Philippe Leuckx, La marge noire du livre, poèmes, Les déjeuners sur l’herbe.
Un coup de blues? Une confusion – ce sont les pages, qui ont des marges, et non les livres? Mais il y a certains livres, peut-être à l’image même de la vie, qui répandent autour d’eux, c’est vrai, une sorte d’ombre, ou de marge. Serait-ce peut-être ici – car la poésie de Philippe Leuckx ne répand pas d’habitude la tristesse autour d’elle, mais bien plutôt l’allegria, une sorte de légèreté de l’être – serait-ce peut-être comme un incunable, une sorte de brouillon, ou de pré-texte – le fond sableux d’une rivière où le pied s’appuie pour un nouvel élan, pour refaire surface?
Ecoutons-le plutôt:
Jamais l’âme ne resserre la corde./L’horizon tient lieu de barque./On marche avec de l’eau froide.
ou encore:
Quelques mains. Parfois un jour coupé court/Aux fenêtres lasses./De loin en loin des cadavres de souvenirs.
ou bien encore:
Parfois la terre. Plus loin la marge noire du livre./L’enfance glisse./La boue avec sa pelisse de nuit.

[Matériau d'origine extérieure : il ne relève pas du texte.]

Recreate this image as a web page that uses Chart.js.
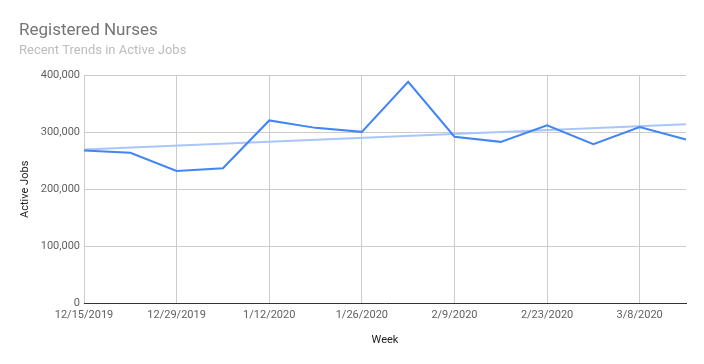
<!DOCTYPE html>
<html>
<head>
<meta charset="utf-8">
<script src="https://cdn.jsdelivr.net/npm/chart.js@4/dist/chart.umd.min.js"></script>
<style>
  html, body { margin: 0; padding: 0; background: #fff; }
  #wrap { width: 704px; height: 364px; }
</style>
</head>
<body>
<div id="wrap"><canvas id="c" width="704" height="364"></canvas></div>
<script>
// weekly data
const weeks = ['12/15/2019','12/22/2019','12/29/2019','1/5/2020','1/12/2020','1/19/2020','1/26/2020',
               '2/2/2020','2/9/2020','2/16/2020','2/23/2020','3/1/2020','3/8/2020','3/15/2020'];
const activeJobs = [268000, 264000, 232000, 237000, 320500, 307500, 300500,
                    388000, 292000, 283000, 312000, 279000, 309000, 287000];
// trend line end points (first and last week)
const trendStart = 269600;
const trendEnd = 314000;
const yTicks = [0, 100000, 200000, 300000, 400000];

const trend = weeks.map((w, i) => i === 0 ? trendStart : i === weeks.length - 1 ? trendEnd : null);

const font = 'Roboto, "Noto Sans", sans-serif';

new Chart(document.getElementById('c'), {
  type: 'line',
  data: {
    labels: weeks,
    datasets: [
      { label: 'Active Jobs', data: activeJobs, borderColor: '#4285f4', borderWidth: 2,
        pointRadius: 0, tension: 0, order: 1 },
      { label: 'Trend', data: trend, spanGaps: true, borderColor: '#a9c6fa', borderWidth: 2,
        pointRadius: 0, tension: 0, order: 2 }
    ]
  },
  options: {
    responsive: false,
    animation: false,
    layout: { padding: { left: 19, right: 18, top: 0, bottom: 17 } },
    plugins: {
      legend: { display: false },
      tooltip: { enabled: false },
      title: {
        display: true, text: 'Registered Nurses', align: 'start', color: '#757575',
        font: { family: font, size: 17, weight: 'normal' }, padding: { top: 21, bottom: 2 }
      },
      subtitle: {
        display: true, text: 'Recent Trends in Active Jobs', align: 'start', color: '#bdbdbd',
        font: { family: font, size: 13, weight: 'normal' }, padding: { top: 0, bottom: 16 }
      }
    },
    scales: {
      x: {
        offset: false,
        grid: {
          color: ctx => (ctx.index % 2 === 0 ? '#cccccc' : 'rgba(0,0,0,0)'),
          drawTicks: false
        },
        border: { color: '#333333', width: 1 },
        ticks: {
          autoSkip: false, maxRotation: 0, padding: 5, color: '#5f5f5f',
          font: { family: font, size: 11 },
          callback: (v, i) => (i % 2 === 0 ? weeks[i] : '')
        },
        title: { display: true, text: 'Week', color: '#222222', font: { family: font, size: 11 },
                 padding: { top: 7, bottom: 0 } }
      },
      y: {
        min: 0, max: 400000,
        afterBuildTicks: s => { s.ticks = yTicks.map(v => ({ value: v })); },
        afterFit: s => { s.width = 65; },
        grid: { color: '#cccccc', drawTicks: false },
        border: { display: false },
        ticks: {
          padding: 4, color: '#5f5f5f', font: { family: font, size: 11 },
          callback: v => v.toLocaleString('en-US')
        },
        title: { display: true, text: 'Active Jobs', color: '#222222', font: { family: font, size: 11 },
                 padding: { top: 0, bottom: 14 } }
      }
    }
  }
});
</script>
</body>
</html>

Avec l’envie, parfois, d’invoquer Baudelaire, Quand le ciel bas et lourd…, ou Les fenêtres, de Mallarmé.
Et nous voilà, hypocrites lecteurs, guettant le prochain passant, en ces paysages lointains, par d’étroites fenêtres. A la place de Noé, j’aurais envoyé une alouette, plutôt qu’une colombe. Car la paix est parfois bien haut dans le ciel.
D’un village oublié dans l’ourlet d’un sac. /Les grains montent à l’extrême du jour./Le cœur s’étouffe d’herbes éblouies.